Suppose we want to describe the test scores in a specific class of 30 students. We record all of the test scores and calculate the summary statistics and produce graphs.

The data displaying test scores of students is given to be:

75.34529, 73.1057, 81.27668, 76.54832, 80.33573, 66.98396, 86.81477, 76.22811, 74.31525, 94.8884, 67.77032, 83.61273, 73.68581, 79.04877, 81.98413, 66.21308, 68.74711, 81.38832, 85.73142, 76.68694, 76.6193, 78.08708, 86.12625, 87.3732, 83.0061, 91.79527, 96.52943, 72.14013, 79.55772, 73.57527.

The histogram for this data is given by:

TABLE OF STATISTIC:

STATISTIC    CLASS VALUE
   Mean 79.18
Range    66.21 – 96.53

These results indicate that the mean score of this class is 79.18. The scores range from 66.21 to 96.53, and the distribution is symmetrically centered around the mean. Collectively, this information gives us a pretty good picture of this specific class. There is no uncertainty surrounding these statistics because we gathered the scores for everyone in the class.

INFERENTIAL STATISTICS:

Descriptive statistics describes data (for example, a chart or graph) and inferential statistics allows you to make predictions (“inferences”) from that data. With inferential statistics, you take data from samples and make generalizations about a population.

EXAMPLE:

You stand in a mall and ask a sample of 100 people if they like shopping at malls. You could make a bar chart of yes or no answers (that would be descriptive statistics) or you could use your research (and inferential statistics) to reason that around 75-80% of the population (all shoppers in all malls) like shopping at Malls.

Suppose if you have some sample data about a potential new cancer drug.

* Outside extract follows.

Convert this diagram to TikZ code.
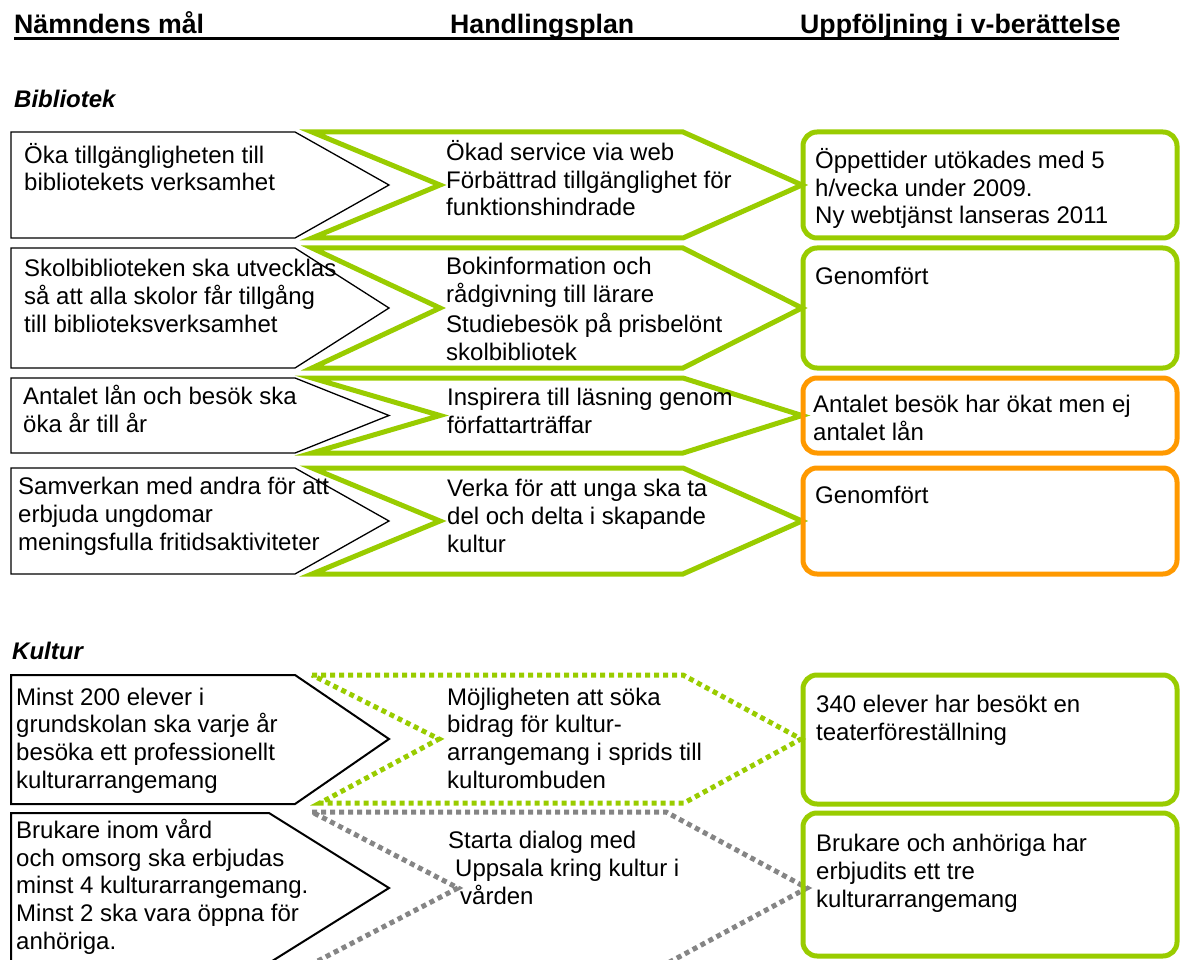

You could use descriptive statistics to describe your sample, including:

  • Sample mean
  • Sample standard deviation
  • Making a bar chart or boxplot
  • Describing the shape of the sample probability distribution

With inferential statistics you take that sample data from a small number of people and and try to determine if the data can predict whether the drug will work for everyone (i.e. the population). Inferential statistics use statistical models to help you compare your sample data to other samples or to previous research. Most research uses statistical models called the Generalized Linear model and include Student’s t-tests, ANOVA (Analysis of Variance), regression analysis and various other models that result in straight-line (“linear”) probabilities and results.

AREAS OF INFERENTIAL STATISTICS:

There are two main areas of inferential statistics:

1) Estimating parameters: This means taking a statistic from your sample data (for example the sample mean) and using it to say something about a population parameter (i.e. the population mean).

2) Hypothesis tests: This is where you can use sample data to answer research questions. For example, you might be interested in knowing if a new cancer drug is effective. Or if breakfast helps children perform better in schools.

DIFFERENCES BETWEEN DESCRIPTIVE AND INFERENTIAL STATISTICS:

For descriptive statistics, we choose a group that we want to describe and then measure all subjects in that group. The statistical summary describes this group with complete certainty.

For inferential statistics, we need to define the population and then devise a sampling plan that produces a representative sample. The statistical results incorporate the uncertainty that is inherent in using a sample to understand an entire population.

A study using descriptive statistics is simpler to perform.

However, if you need evidence that an effect or relationship between variables exists in an entire population rather than only your sample, you need to use inferential statistics.